Hosea 3 is the closing biographical text on the love story of Hosea and Gomer. The passage leaves us with many unanswered questions. Apparently, Gomer left Hosea again for another lover and somehow found herself in servitude. However, instead of allowing Hosea to divorce Gomer and try to heal from this wreck of a marriage, God commanded Hosea to return to his wife. Hosea redeemed Gomer for 15 shekels of silver and barley, a price fitting for a common slave in the eighth century BCE.

Gomer’s period of slavery is the metaphorical equivalent of Israel’s exile. Hosea urged her to change her ways and embrace a faithful life. He instructed her, “You must remain as mine for many days; you shall not prostitute yourself; you shall not have intercourse with a man, nor I with you” (3:3). We may infer that, just as Gomer was not to become involved sexually with another man, so Hosea was not going to be sexually involved with Gomer. He had committed himself to redeem and remarry her, but not to have intimacy with her.

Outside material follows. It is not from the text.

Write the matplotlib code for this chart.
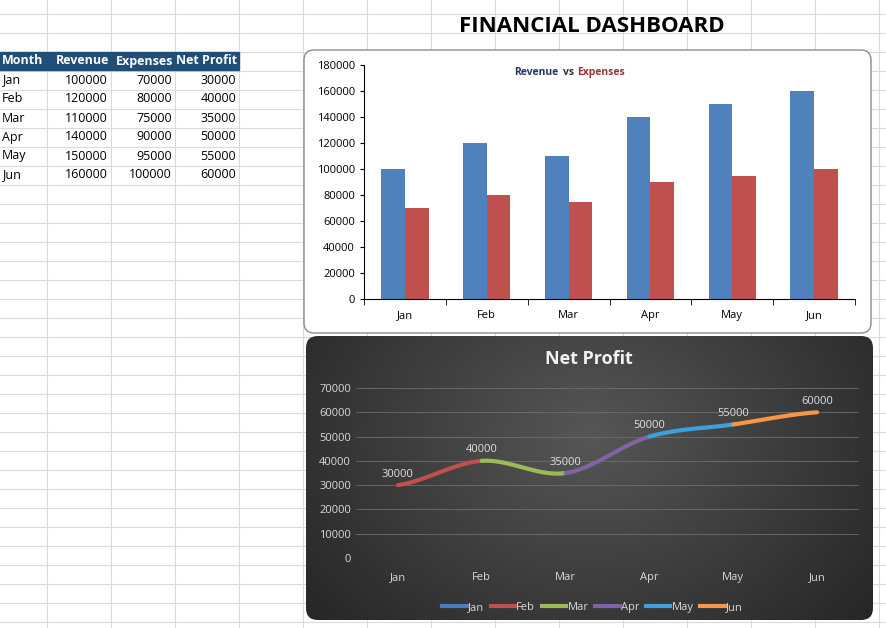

The metaphor of the platonic marriage of Hosea and Gomer reflects what Israel would experience when she returned from exile. While she would continue to be part of the covenanted nation of God, she would lose her footing as a nation. Hosea foretold the day when Israel would no longer have a king, a priesthood, or a temple for sacrificial worship. Just as Gomer and Hosea practiced celibacy in their marriage, Israel would have no familiar way of approaching Yahweh.

The text is laden with the heavy sorrows of Hosea’s life, the brokenness of Gomer, and the intensity of God’s longing. Gomer preferred the empty embrace of others over the fullness of love offered by Hosea. The same is true for Israel’s spiritual adultery through idolatry. The book of Hosea evokes frustration while it provokes believing readers to see and experience the rejected love of Yahweh. Like the ancients, we need the overt visual aid of a cheating Gomer to know what God experiences when we, his followers, turn our hearts from him.

For Christians, the blessings and curses of Hosea may look distant from the salvation plan that we hold dear in Christ, but in Romans 9, the apostle Paul interprets Hosea’s oracles in line with our story as New Testament believers. Paul quotes Hosea to explain how Gentiles can be grafted into the Jewish covenant:

What if God, desiring to show his wrath and to make known his power, has endured with much patience the objects of wrath that are made for destruction, and what if he has done so in order to make known the riches of his glory for the objects of mercy, which he has prepared beforehand for glory—including us whom he has called, not from the Jews only but also from the Gentiles? As he also says in Hosea:

“Those who were not my people I will call ‘my people,’
and her who was not beloved I will call ‘beloved.’
And in the place where it was said to them, ‘You are not my people,’
there they shall be called children of the living God” (Rom. 9:22-26).

Paul uses the names of Hosea’s sign-children to show how God reversed the status of Gentiles through faith in Jesus and absorbed them into the covenant. As you confront an uncertain future, remember above all else, if you are a believer, you are a child of the living God!

[1] Unless otherwise noted, all scripture quotations are taken from the New Revised Standard Version Updated Edition (NRSVUE). Copyright © 2021 National Council of Churches of Christ in the United States of America. Used by permission. All rights reserved worldwide.
Though I appreciate other English translations, in my opinion the NRSVUE is the most faithful in reflecting the word repetitions and emphases of the Hebrew prophets.